The present disclosure relates in general to semiconductor fabrication and, more particularly, to an apparatus and a method for controlling plasma etching of a workpiece.
In integrated circuit (IC) manufacturing technology, a photoresist layer is typically applied to a semiconductor wafer surface, followed by exposure of the resist through a mask. A post-exposure baking process and a developing process are then performed to form a patterned resist layer with openings. After verification that the resist is within fabrication specifications, the wafer is etched to remove portions of the wafer exposed through the openings. Following etching of the wafer, the resist layer is stripped.
Dry etching is one etching technique that is used to remove portions of the wafer exposed through the openings of the resist layer. One exemplary dry etching technique is known as plasma etching. Plasma etching is often a preferred etching technique as it is generally faster, more selective, and less prone to radiation than other etching techniques. Plasma etching is also an isotropic etching technique and can be generally characterized by the following steps: 1) generation of reactive species from a relatively inert molecular gas; 2) diffusion of the reactive species to the surface of the wafer or other workpiece; 3) adsorption of the species on the surface of the wafer; 4) chemical reaction between the reactive species and the wafer surface yielding a volatile byproduct; 5) desorption of the byproduct; and 6) removal of the desorbed species. In short, a plasma (defined as a partially ionized gas composed of ions, electrons, and neutral species) is transported to and reacts with a surface of a wafer or other target. That reaction creates a byproduct that is removed thereby yielding an etched surface of the wafer. Plasma etching is often used for fine-line pattern definition, selective processing over topography, planarization, and resist stripping.

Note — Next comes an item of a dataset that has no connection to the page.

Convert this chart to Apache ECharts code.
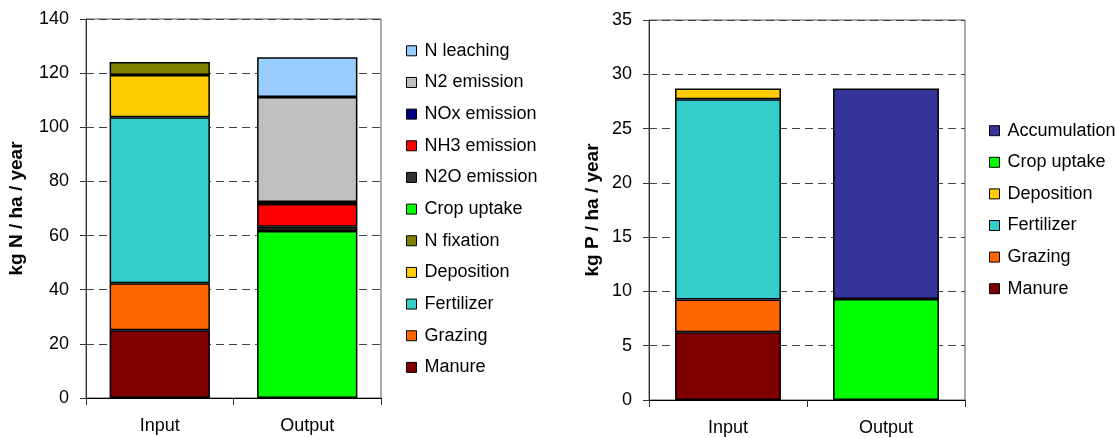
<!DOCTYPE html>
<html>
<head>
<meta charset="utf-8">
<script src="https://cdn.jsdelivr.net/npm/echarts@6/dist/echarts.min.js"></script>
<style>
html,body{margin:0;padding:0;background:#fff;}
#chart{width:1116px;height:438px;}
</style>
</head>
<body>
<div id="chart"></div>
<script>
// ---------- Data ----------
const categories = ['Input', 'Output'];

// Nitrogen balance (kg N / ha / year), stacking order bottom -> top
const nSeriesNames = ['Manure', 'Grazing', 'Fertilizer', 'Deposition', 'N fixation',
  'Crop uptake', 'N2O emission', 'NH3 emission', 'NOx emission', 'N2 emission', 'N leaching'];
const nInputValues  = [25, 17.4, 61.3, 15.6, 4.8, null, null, null, null, null, null];
const nOutputValues = [null, null, null, null, null, 61.7, 1.6, 8.4, 0.7, 38.8, 14.7];
const nLegendOrder = ['N leaching', 'N2 emission', 'NOx emission', 'NH3 emission', 'N2O emission',
  'Crop uptake', 'N fixation', 'Deposition', 'Fertilizer', 'Grazing', 'Manure'];
const nTicks = { min: 0, max: 140, interval: 20 };

// Phosphorus balance (kg P / ha / year)
const pSeriesNames = ['Manure', 'Grazing', 'Fertilizer', 'Deposition', 'Crop uptake', 'Accumulation'];
const pInputValues  = [6.25, 3.0, 18.45, 1.0, null, null];
const pOutputValues = [null, null, null, null, 9.3, 19.4];
const pLegendOrder = ['Accumulation', 'Crop uptake', 'Deposition', 'Fertilizer', 'Grazing', 'Manure'];
const pTicks = { min: 0, max: 35, interval: 5 };

const colors = {
  'N leaching': '#99CCFF',
  'N2 emission': '#C0C0C0',
  'NOx emission': '#000080',
  'NH3 emission': '#FF0000',
  'N2O emission': '#333333',
  'Crop uptake': '#00FF00',
  'N fixation': '#808000',
  'Deposition': '#FFCC00',
  'Fertilizer': '#33CCCC',
  'Grazing': '#FF6600',
  'Manure': '#800000',
  'Accumulation': '#333399'
};

// ---------- Chart ----------
const FONT = 'Liberation Sans, Arial, sans-serif';
const chart = echarts.init(document.getElementById('chart'), null, { renderer: 'canvas' });

function yAxis(gridIndex, ticks, name, nameGap) {
  return {
    type: 'value', gridIndex: gridIndex,
    min: ticks.min, max: ticks.max, interval: ticks.interval,
    name: name, nameLocation: 'middle', nameGap: nameGap, nameRotate: 90,
    nameTextStyle: { fontFamily: FONT, fontSize: 19, fontWeight: 'bold', color: '#000' },
    axisLine: { show: true, lineStyle: { color: '#333', width: 1 } },
    axisTick: { show: true, length: 6, lineStyle: { color: '#333' } },
    axisLabel: { fontFamily: FONT, fontSize: 18, color: '#000', margin: 17 },
    splitLine: { show: true, lineStyle: { color: '#444', type: [8, 5], width: 1 } }
  };
}
function xAxis(gridIndex) {
  return {
    type: 'category', gridIndex: gridIndex, data: categories,
    boundaryGap: true,
    axisLine: { show: true, lineStyle: { color: '#000', width: 1 } },
    axisTick: { show: true, length: 7, alignWithLabel: false, lineStyle: { color: '#333' } },
    axisLabel: { fontFamily: FONT, fontSize: 18, color: '#000', margin: 19 },
    splitLine: { show: false }
  };
}

function makeSeries(names, inVals, outVals, idx, stack, width) {
  return names.map((n, i) => ({
    name: n, type: 'bar', stack: stack,
    xAxisIndex: idx, yAxisIndex: idx,
    barWidth: width,
    data: [inVals[i], outVals[i]],
    itemStyle: { color: colors[n], borderColor: '#000', borderWidth: 1.5 },
    emphasis: { disabled: true },
    animation: false
  }));
}

function makeLegends(order, left, firstCenter, step) {
  return order.map((n, i) => ({
    data: [n], orient: 'vertical',
    left: left, top: firstCenter + i * step - 9,
    padding: 0, itemWidth: 10, itemHeight: 10, icon: 'rect',
    itemStyle: { borderColor: '#000', borderWidth: 1 },
    textStyle: { fontFamily: FONT, fontSize: 18, color: '#000', lineHeight: 18, padding: [0, 0, 0, 3] },
    selectedMode: false
  }));
}

const option = {
  backgroundColor: '#fff',
  animation: false,
  grid: [
    { left: 86, top: 19, width: 295, height: 379, show: true, borderColor: '#555', borderWidth: 1, backgroundColor: 'transparent' },
    { left: 649, top: 20, width: 316, height: 380, show: true, borderColor: '#555', borderWidth: 1, backgroundColor: 'transparent' }
  ],
  xAxis: [xAxis(0), xAxis(1)],
  yAxis: [yAxis(0, nTicks, 'kg N / ha / year', 60), yAxis(1, pTicks, 'kg P / ha / year', 47)],
  legend: makeLegends(nLegendOrder, 406, 50.8, 31.66).concat(makeLegends(pLegendOrder, 989, 130.7, 31.6)),
  series: makeSeries(nSeriesNames, nInputValues, nOutputValues, 0, 'n', '68%')
    .concat(makeSeries(pSeriesNames, pInputValues, pOutputValues, 1, 'p', '67%'))
};
chart.setOption(option);
</script>
</body>
</html>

One manner of controlling the plasma etch process is through plasma flow distribution. For example, in conventional plasma etching chambers, a single sieve filter is positioned between the plasma source and the wafer to be plasma etched. The sieve filter generally has uniformly shaped and sized openings spaced from one another. Plasma is distributed uniformly across the surface of the wafer. Some plasma filters have been designed with non-uniformity in the size, shape, and density of the openings to non-uniformly control the distribution of the plasma. In this regard, different filters can be used to effectuate different etching profiles. For example, for radial global critical dimension uniformity (GCDU) error compensation, the sieve filter is constructed to have openings spaced radially about a larger central opening. For side-side GCDU error compensation, a sieve filter with a central opening sized to match all but one of a series of radially spaced openings will be used. The one radially spaced opening has a larger diameter than the other sieve filter openings.
Because conventional sieve filters are relatively easy to manufacture, sieve filters with different opening configurations (size, shape, and density) have been made to account for various plasma etching applications. Notwithstanding the numerous advantages of these filters; however, there is still a need to improve the flexibility of plasma flow control. That is, with conventional sieve filters, a trial-and-error approach is often required to determine the most appropriate opening configuration. Moreover, because the openings are of fixed size, if a change in plasma flow distribution is desired during a particular recipe, the sieve filter must be replaced.
Although the existing technologies have been generally adequate for their intended purposes, they have not been satisfactory in all respects.